Confessions of an Abused

It was 24 April 2003 and 28 Dec 2010 when I left my home forever twice. I do not know what I was thinking but I knew in my heart of hearts that it is the right thing to do for me.

And till today – 09 October 2021 – I wrote several diary entries about my life. I wrote when I was happy. I wrote when I was feeling low. I wrote when life sprung memories of my life with my family members. I wrote after I cried, after an emotionally draining day.

I wrote about my love for you. My parents. My kids. My birthing experience. My divorce. My confessions of love. My pain. My joys. My loss. And every time I wrote, it was about me and my perception of the emotions.

I just realized that I never ever wrote about the various forms of abuse I went through. It was physical and emotional – both.

I think it scarred me so much that I never wrote about it. I spoke to my friends at times. I remember speaking about it to random acquaintances too. I told my then boyfriend-now husband too. But I know I haven’t told them in detail. Every time I touch the iceberg of the topic I cry, in fact, I howl; I explode; I shout; I cry buckets of tears and pass out exhausted, that I never had the opportunity to really get into it in detail or rationalize it or even accept the fact that it happened to me.

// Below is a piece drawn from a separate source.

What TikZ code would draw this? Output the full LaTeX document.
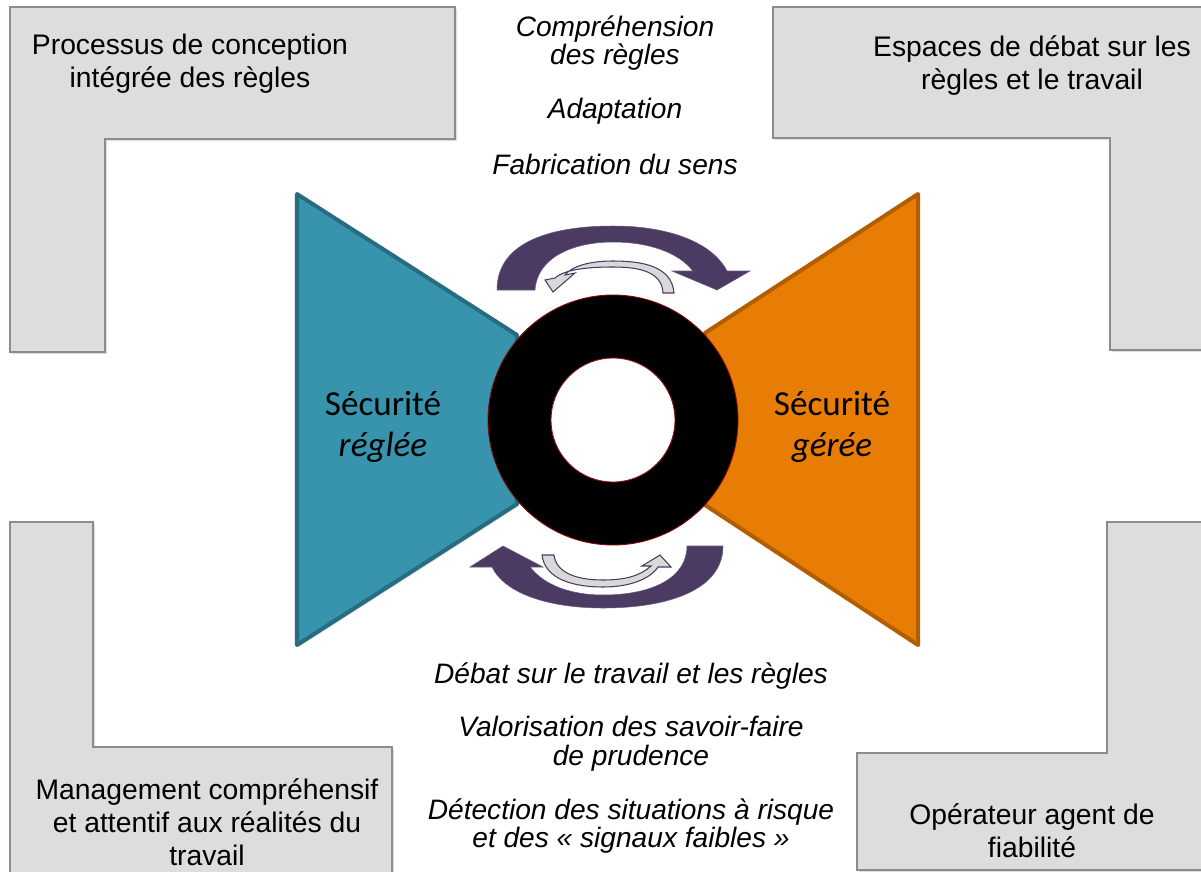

Maybe I was in denial. Maybe we are always taught that whatever happens in a marriage or at home shouldn’t be discussed as it is personal. Or the girl is always at fault. Or because maybe we believe that we deserve it. The reason need not be this complicated too, it can be a simple one – when it happens, we don’t even realize that is abuse. We aren’t educated enough about this whole thing that when it happens, we just cry or sleep over it, wake up and start our next day.

I knew that I was being physically abused after while but to realize that I was being emotionally abused – manipulated, controlled, intimidated – it took me approximately 30 years.

Does it make sense? Does it feel right? Does it feel good to have finally realized?

I don’t know. I don’t think so. It only makes me afraid that once I delve into each experience or incident of this abuse, I am going to open Pandora's box. I don’t know what else I am going to discover. It is going to give me sleepless nights or overslept days. It is going to affect my everyday life. It is going to haunt me. It is going to scar me more.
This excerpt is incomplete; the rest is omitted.